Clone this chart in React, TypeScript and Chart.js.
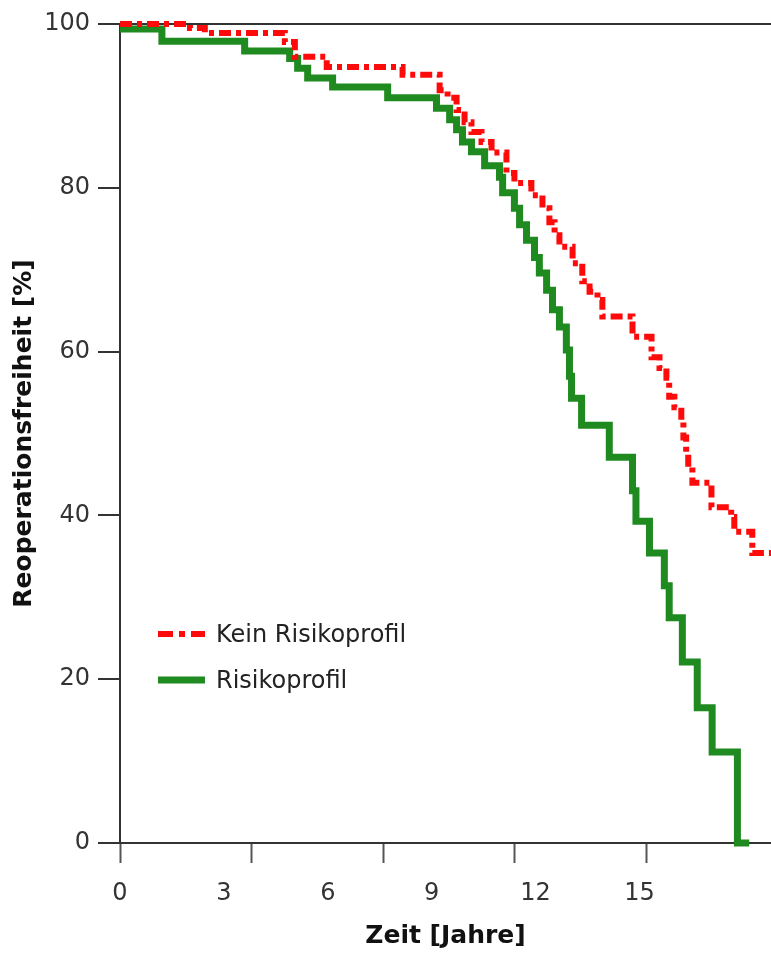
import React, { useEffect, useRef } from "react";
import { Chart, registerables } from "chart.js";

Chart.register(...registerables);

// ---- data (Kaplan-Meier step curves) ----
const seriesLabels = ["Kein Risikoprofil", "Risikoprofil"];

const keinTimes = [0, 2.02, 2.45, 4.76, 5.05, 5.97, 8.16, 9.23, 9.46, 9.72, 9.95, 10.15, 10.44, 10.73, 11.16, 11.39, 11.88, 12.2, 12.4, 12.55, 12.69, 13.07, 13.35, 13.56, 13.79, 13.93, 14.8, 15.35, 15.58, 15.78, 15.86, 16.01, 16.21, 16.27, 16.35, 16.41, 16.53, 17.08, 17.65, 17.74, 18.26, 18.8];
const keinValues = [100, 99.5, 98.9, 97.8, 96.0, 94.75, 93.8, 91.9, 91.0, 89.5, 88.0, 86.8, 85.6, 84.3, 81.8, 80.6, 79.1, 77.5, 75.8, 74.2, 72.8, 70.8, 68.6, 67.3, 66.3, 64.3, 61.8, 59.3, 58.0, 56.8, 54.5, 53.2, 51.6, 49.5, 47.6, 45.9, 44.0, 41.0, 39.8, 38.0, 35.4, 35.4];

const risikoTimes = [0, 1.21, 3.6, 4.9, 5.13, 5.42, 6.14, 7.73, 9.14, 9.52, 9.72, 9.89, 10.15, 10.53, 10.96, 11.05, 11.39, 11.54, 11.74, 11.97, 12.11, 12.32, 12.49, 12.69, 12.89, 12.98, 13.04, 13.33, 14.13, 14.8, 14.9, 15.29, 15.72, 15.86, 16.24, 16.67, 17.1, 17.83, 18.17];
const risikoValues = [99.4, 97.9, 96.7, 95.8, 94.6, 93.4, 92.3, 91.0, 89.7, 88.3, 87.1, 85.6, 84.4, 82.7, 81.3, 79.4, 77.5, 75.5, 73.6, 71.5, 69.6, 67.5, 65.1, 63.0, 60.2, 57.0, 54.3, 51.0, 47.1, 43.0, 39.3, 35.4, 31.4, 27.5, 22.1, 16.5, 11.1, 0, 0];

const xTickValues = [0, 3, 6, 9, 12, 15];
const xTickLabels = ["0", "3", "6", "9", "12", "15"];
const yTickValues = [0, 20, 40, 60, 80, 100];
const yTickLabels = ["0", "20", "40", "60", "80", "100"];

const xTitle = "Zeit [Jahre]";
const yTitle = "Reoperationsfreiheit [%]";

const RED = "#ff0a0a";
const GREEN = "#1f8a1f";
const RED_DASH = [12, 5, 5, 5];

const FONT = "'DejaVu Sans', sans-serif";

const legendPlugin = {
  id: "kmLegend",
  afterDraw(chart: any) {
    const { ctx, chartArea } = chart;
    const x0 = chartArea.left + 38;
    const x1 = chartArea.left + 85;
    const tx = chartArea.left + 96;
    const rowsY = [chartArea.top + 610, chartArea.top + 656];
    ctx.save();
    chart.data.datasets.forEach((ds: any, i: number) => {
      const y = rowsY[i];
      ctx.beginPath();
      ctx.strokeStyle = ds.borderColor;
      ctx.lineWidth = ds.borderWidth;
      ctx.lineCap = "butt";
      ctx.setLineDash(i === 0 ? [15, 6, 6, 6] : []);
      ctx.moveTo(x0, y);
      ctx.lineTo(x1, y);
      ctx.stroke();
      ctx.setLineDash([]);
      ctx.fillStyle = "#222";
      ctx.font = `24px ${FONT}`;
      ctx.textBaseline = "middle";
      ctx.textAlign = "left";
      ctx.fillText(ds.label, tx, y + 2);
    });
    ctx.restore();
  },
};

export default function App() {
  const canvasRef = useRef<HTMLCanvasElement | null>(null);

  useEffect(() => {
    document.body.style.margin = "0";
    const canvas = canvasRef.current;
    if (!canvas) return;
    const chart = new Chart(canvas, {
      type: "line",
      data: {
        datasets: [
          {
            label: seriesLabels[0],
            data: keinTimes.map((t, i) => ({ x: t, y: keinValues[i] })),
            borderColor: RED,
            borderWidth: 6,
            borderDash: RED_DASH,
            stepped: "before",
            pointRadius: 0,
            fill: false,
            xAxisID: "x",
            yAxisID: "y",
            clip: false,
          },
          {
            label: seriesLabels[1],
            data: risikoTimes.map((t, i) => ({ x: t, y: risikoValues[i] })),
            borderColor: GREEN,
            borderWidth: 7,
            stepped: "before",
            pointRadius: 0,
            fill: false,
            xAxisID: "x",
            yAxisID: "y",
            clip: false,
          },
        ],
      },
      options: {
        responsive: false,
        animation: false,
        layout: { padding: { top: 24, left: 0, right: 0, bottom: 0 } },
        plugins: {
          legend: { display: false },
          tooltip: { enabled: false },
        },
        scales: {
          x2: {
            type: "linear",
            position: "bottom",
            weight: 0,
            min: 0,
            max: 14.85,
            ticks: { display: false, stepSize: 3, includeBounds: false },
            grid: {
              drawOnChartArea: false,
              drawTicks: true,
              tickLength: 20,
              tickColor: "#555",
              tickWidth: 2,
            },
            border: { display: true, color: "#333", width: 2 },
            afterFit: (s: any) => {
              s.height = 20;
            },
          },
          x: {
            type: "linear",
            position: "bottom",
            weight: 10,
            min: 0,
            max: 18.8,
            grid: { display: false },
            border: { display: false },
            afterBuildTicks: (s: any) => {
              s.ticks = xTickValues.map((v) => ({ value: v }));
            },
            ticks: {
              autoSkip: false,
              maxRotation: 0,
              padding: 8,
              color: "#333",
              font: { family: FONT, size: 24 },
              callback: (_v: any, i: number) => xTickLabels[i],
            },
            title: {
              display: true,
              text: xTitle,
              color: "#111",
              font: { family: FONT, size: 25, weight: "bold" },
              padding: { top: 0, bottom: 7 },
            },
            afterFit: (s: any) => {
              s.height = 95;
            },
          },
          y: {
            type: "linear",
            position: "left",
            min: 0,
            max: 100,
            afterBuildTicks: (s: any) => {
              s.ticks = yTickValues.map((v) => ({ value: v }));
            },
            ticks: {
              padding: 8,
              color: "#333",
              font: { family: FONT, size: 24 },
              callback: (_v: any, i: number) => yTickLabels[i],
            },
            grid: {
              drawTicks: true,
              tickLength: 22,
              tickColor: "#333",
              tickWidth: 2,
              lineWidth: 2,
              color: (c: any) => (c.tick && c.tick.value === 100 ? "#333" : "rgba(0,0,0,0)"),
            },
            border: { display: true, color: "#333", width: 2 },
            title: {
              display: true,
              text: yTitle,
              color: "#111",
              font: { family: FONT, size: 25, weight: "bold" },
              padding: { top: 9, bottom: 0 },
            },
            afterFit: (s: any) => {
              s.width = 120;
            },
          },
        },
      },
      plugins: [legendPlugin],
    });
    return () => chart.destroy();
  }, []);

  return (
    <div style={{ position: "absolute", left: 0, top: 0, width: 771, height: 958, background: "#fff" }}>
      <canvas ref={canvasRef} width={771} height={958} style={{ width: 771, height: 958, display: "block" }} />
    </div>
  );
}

◇ ◇ ◇ ◇

Repeat the material above in full and unchanged, minus its images.

Clone this chart in React, TypeScript and Chart.js.
import React, { useEffect, useRef } from "react";
import { Chart, registerables } from "chart.js";

Chart.register(...registerables);

// ---- data (Kaplan-Meier step curves) ----
const seriesLabels = ["Kein Risikoprofil", "Risikoprofil"];

const keinTimes = [0, 2.02, 2.45, 4.76, 5.05, 5.97, 8.16, 9.23, 9.46, 9.72, 9.95, 10.15, 10.44, 10.73, 11.16, 11.39, 11.88, 12.2, 12.4, 12.55, 12.69, 13.07, 13.35, 13.56, 13.79, 13.93, 14.8, 15.35, 15.58, 15.78, 15.86, 16.01, 16.21, 16.27, 16.35, 16.41, 16.53, 17.08, 17.65, 17.74, 18.26, 18.8];
const keinValues = [100, 99.5, 98.9, 97.8, 96.0, 94.75, 93.8, 91.9, 91.0, 89.5, 88.0, 86.8, 85.6, 84.3, 81.8, 80.6, 79.1, 77.5, 75.8, 74.2, 72.8, 70.8, 68.6, 67.3, 66.3, 64.3, 61.8, 59.3, 58.0, 56.8, 54.5, 53.2, 51.6, 49.5, 47.6, 45.9, 44.0, 41.0, 39.8, 38.0, 35.4, 35.4];

const risikoTimes = [0, 1.21, 3.6, 4.9, 5.13, 5.42, 6.14, 7.73, 9.14, 9.52, 9.72, 9.89, 10.15, 10.53, 10.96, 11.05, 11.39, 11.54, 11.74, 11.97, 12.11, 12.32, 12.49, 12.69, 12.89, 12.98, 13.04, 13.33, 14.13, 14.8, 14.9, 15.29, 15.72, 15.86, 16.24, 16.67, 17.1, 17.83, 18.17];
const risikoValues = [99.4, 97.9, 96.7, 95.8, 94.6, 93.4, 92.3, 91.0, 89.7, 88.3, 87.1, 85.6, 84.4, 82.7, 81.3, 79.4, 77.5, 75.5, 73.6, 71.5, 69.6, 67.5, 65.1, 63.0, 60.2, 57.0, 54.3, 51.0, 47.1, 43.0, 39.3, 35.4, 31.4, 27.5, 22.1, 16.5, 11.1, 0, 0];

const xTickValues = [0, 3, 6, 9, 12, 15];
const xTickLabels = ["0", "3", "6", "9", "12", "15"];
const yTickValues = [0, 20, 40, 60, 80, 100];
const yTickLabels = ["0", "20", "40", "60", "80", "100"];

const xTitle = "Zeit [Jahre]";
const yTitle = "Reoperationsfreiheit [%]";

const RED = "#ff0a0a";
const GREEN = "#1f8a1f";
const RED_DASH = [12, 5, 5, 5];

const FONT = "'DejaVu Sans', sans-serif";

const legendPlugin = {
  id: "kmLegend",
  afterDraw(chart: any) {
    const { ctx, chartArea } = chart;
    const x0 = chartArea.left + 38;
    const x1 = chartArea.left + 85;
    const tx = chartArea.left + 96;
    const rowsY = [chartArea.top + 610, chartArea.top + 656];
    ctx.save();
    chart.data.datasets.forEach((ds: any, i: number) => {
      const y = rowsY[i];
      ctx.beginPath();
      ctx.strokeStyle = ds.borderColor;
      ctx.lineWidth = ds.borderWidth;
      ctx.lineCap = "butt";
      ctx.setLineDash(i === 0 ? [15, 6, 6, 6] : []);
      ctx.moveTo(x0, y);
      ctx.lineTo(x1, y);
      ctx.stroke();
      ctx.setLineDash([]);
      ctx.fillStyle = "#222";
      ctx.font = `24px ${FONT}`;
      ctx.textBaseline = "middle";
      ctx.textAlign = "left";
      ctx.fillText(ds.label, tx, y + 2);
    });
    ctx.restore();
  },
};

export default function App() {
  const canvasRef = useRef<HTMLCanvasElement | null>(null);

  useEffect(() => {
    document.body.style.margin = "0";
    const canvas = canvasRef.current;
    if (!canvas) return;
    const chart = new Chart(canvas, {
      type: "line",
      data: {
        datasets: [
          {
            label: seriesLabels[0],
            data: keinTimes.map((t, i) => ({ x: t, y: keinValues[i] })),
            borderColor: RED,
            borderWidth: 6,
            borderDash: RED_DASH,
            stepped: "before",
            pointRadius: 0,
            fill: false,
            xAxisID: "x",
            yAxisID: "y",
            clip: false,
          },
          {
            label: seriesLabels[1],
            data: risikoTimes.map((t, i) => ({ x: t, y: risikoValues[i] })),
            borderColor: GREEN,
            borderWidth: 7,
            stepped: "before",
            pointRadius: 0,
            fill: false,
            xAxisID: "x",
            yAxisID: "y",
            clip: false,
          },
        ],
      },
      options: {
        responsive: false,
        animation: false,
        layout: { padding: { top: 24, left: 0, right: 0, bottom: 0 } },
        plugins: {
          legend: { display: false },
          tooltip: { enabled: false },
        },
        scales: {
          x2: {
            type: "linear",
            position: "bottom",
            weight: 0,
            min: 0,
            max: 14.85,
            ticks: { display: false, stepSize: 3, includeBounds: false },
            grid: {
              drawOnChartArea: false,
              drawTicks: true,
              tickLength: 20,
              tickColor: "#555",
              tickWidth: 2,
            },
            border: { display: true, color: "#333", width: 2 },
            afterFit: (s: any) => {
              s.height = 20;
            },
          },
          x: {
            type: "linear",
            position: "bottom",
            weight: 10,
            min: 0,
            max: 18.8,
            grid: { display: false },
            border: { display: false },
            afterBuildTicks: (s: any) => {
              s.ticks = xTickValues.map((v) => ({ value: v }));
            },
            ticks: {
              autoSkip: false,
              maxRotation: 0,
              padding: 8,
              color: "#333",
              font: { family: FONT, size: 24 },
              callback: (_v: any, i: number) => xTickLabels[i],
            },
            title: {
              display: true,
              text: xTitle,
              color: "#111",
              font: { family: FONT, size: 25, weight: "bold" },
              padding: { top: 0, bottom: 7 },
            },
            afterFit: (s: any) => {
              s.height = 95;
            },
          },
          y: {
            type: "linear",
            position: "left",
            min: 0,
            max: 100,
            afterBuildTicks: (s: any) => {
              s.ticks = yTickValues.map((v) => ({ value: v }));
            },
            ticks: {
              padding: 8,
              color: "#333",
              font: { family: FONT, size: 24 },
              callback: (_v: any, i: number) => yTickLabels[i],
            },
            grid: {
              drawTicks: true,
              tickLength: 22,
              tickColor: "#333",
              tickWidth: 2,
              lineWidth: 2,
              color: (c: any) => (c.tick && c.tick.value === 100 ? "#333" : "rgba(0,0,0,0)"),
            },
            border: { display: true, color: "#333", width: 2 },
            title: {
              display: true,
              text: yTitle,
              color: "#111",
              font: { family: FONT, size: 25, weight: "bold" },
              padding: { top: 9, bottom: 0 },
            },
            afterFit: (s: any) => {
              s.width = 120;
            },
          },
        },
      },
      plugins: [legendPlugin],
    });
    return () => chart.destroy();
  }, []);

  return (
    <div style={{ position: "absolute", left: 0, top: 0, width: 771, height: 958, background: "#fff" }}>
      <canvas ref={canvasRef} width={771} height={958} style={{ width: 771, height: 958, display: "block" }} />
    </div>
  );
}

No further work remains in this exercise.